-- START OF Dataset content --

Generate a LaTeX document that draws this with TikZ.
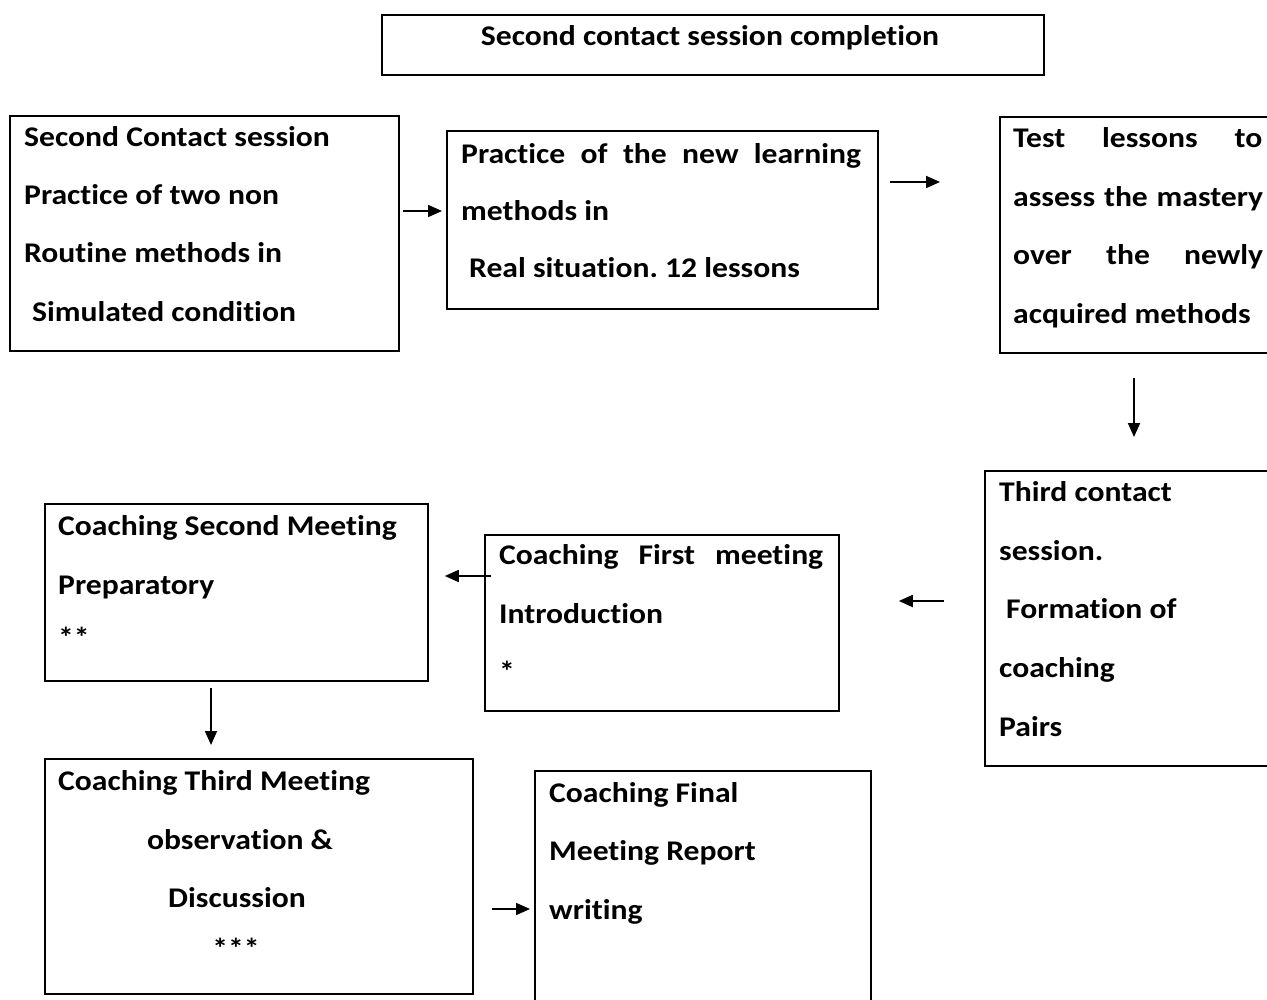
\documentclass[tikz,border=0pt]{standalone}
\usepackage{fontspec}
\setmainfont{Carlito}[FakeStretch=1.11, Ligatures={NoCommon}]
\usetikzlibrary{arrows.meta}
\frenchspacing
\tikzset{
  box/.style={draw, line width=1.8pt, anchor=north west, inner sep=0pt},
  txt/.style={anchor=base west, inner sep=0pt, font=\bfseries\fontsize{28.5}{34}\selectfont},
  arr/.style={line width=1.8pt, -{Triangle[length=14pt,width=12pt]}}
}
\begin{document}
\begin{tikzpicture}[x=1pt,y=-1pt]
\clip (0,0) rectangle (1267,1000);
\fill[white] (0,0) rectangle (1267,1000);
% boxes
\node[box, minimum width=662pt, minimum height=60pt] (T) at (381,14) {};
\node[box, minimum width=389pt, minimum height=235pt] (A) at (9,115) {};
\node[box, minimum width=431pt, minimum height=178pt] (B) at (446,130) {};
\node[box, minimum width=300pt, minimum height=236pt] (C) at (999,116) {};
\node[box, minimum width=310pt, minimum height=295pt] (D) at (984,470) {};
\node[box, minimum width=354pt, minimum height=176pt] (E) at (484,534) {};
\node[box, minimum width=383pt, minimum height=177pt] (F) at (44,503) {};
\node[box, minimum width=428pt, minimum height=235pt] (G) at (44,758) {};
\node[box, minimum width=336pt, minimum height=250pt] (H) at (534,770) {};
% texts
\node[txt, anchor=base] (tT) at (710,46) {Second contact session completion};
\node[txt] (tA1) at (24,147) {Second Contact session};
\node[txt] (tA2) at (24,205) {Practice of two non};
\node[txt] (tA3) at (24,263) {Routine methods in};
\node[txt] (tA4) at (32,322) {Simulated condition};
\node[txt] (tB1) at (461,164) {\makebox[400pt][s]{Practice of the new learning}};
\node[txt] (tB2) at (461,221) {methods in};
\node[txt] (tB3) at (469,278) {Real situation. 12 lessons};
\node[txt] (tC1) at (1013,148) {\makebox[249pt][s]{Test lessons to}};
\node[txt] (tC2) at (1013,206.5) {\makebox[250pt][s]{assess the mastery}};
\node[txt] (tC3) at (1013,265) {\makebox[250pt][s]{over the newly}};
\node[txt] (tC4) at (1013,323.5) {acquired methods};
\node[txt] (tD1) at (999,501) {Third contact};
\node[txt] (tD2) at (999,560) {session.};
\node[txt] (tD3) at (1006,618) {Formation of};
\node[txt] (tD4) at (999,677) {coaching};
\node[txt] (tD5) at (999,736) {Pairs};
\node[txt] (tE1) at (499,564) {\makebox[324pt][s]{Coaching First meeting}};
\node[txt] (tE2) at (499,623) {Introduction};
\node[txt] (tE3) at (499,681) {*};
\node[txt] (tF1) at (58,535) {Coaching Second Meeting};
\node[txt] (tF2) at (58,594) {Preparatory};
\node[txt] (tF3) at (58,647) {**};
\node[txt] (tG1) at (58,790) {Coaching Third Meeting};
\node[txt, anchor=base] (tG2) at (240,849) {observation \&};
\node[txt, anchor=base] (tG3) at (237,907) {Discussion};
\node[txt, anchor=base] (tG4) at (236,958) {***};
\node[txt] (tH1) at (549,802) {Coaching Final};
\node[txt] (tH2) at (549,860) {Meeting Report};
\node[txt] (tH3) at (549,919) {writing};
% arrows
\draw[arr, shorten <=3pt, shorten >=4pt] (A.east |- 0,211) -- (B.west |- 0,211);
\draw[arr, shorten <=11pt, shorten >=59pt] (B.east |- 0,182) -- (C.west |- 0,182);
\draw[arr, shorten <=24pt, shorten >=33pt] (C.south -| 1134,0) -- (D.north -| 1134,0);
\draw[arr, shorten <=40pt, shorten >=59pt] (D.west |- 0,601) -- (E.east |- 0,601);
\draw[arr, shorten <=-7pt, shorten >=16pt] (E.west |- 0,576) -- (F.east |- 0,576);
\draw[arr, shorten <=6pt, shorten >=13pt] (F.south -| 211,0) -- (G.north -| 211,0);
\draw[arr, shorten <=18pt, shorten >=4pt] (G.east |- 0,909) -- (H.west |- 0,909);
\end{tikzpicture}
\end{document}
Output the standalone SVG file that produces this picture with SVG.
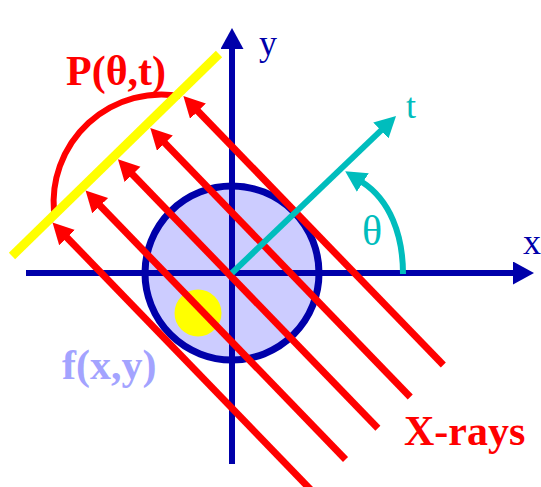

-- END OF Dataset content --

The task >> Show the lines of the material that contain the word "with".

Solution >>
Generate a LaTeX document that draws this with TikZ.
Output the standalone SVG file that produces this picture with SVG.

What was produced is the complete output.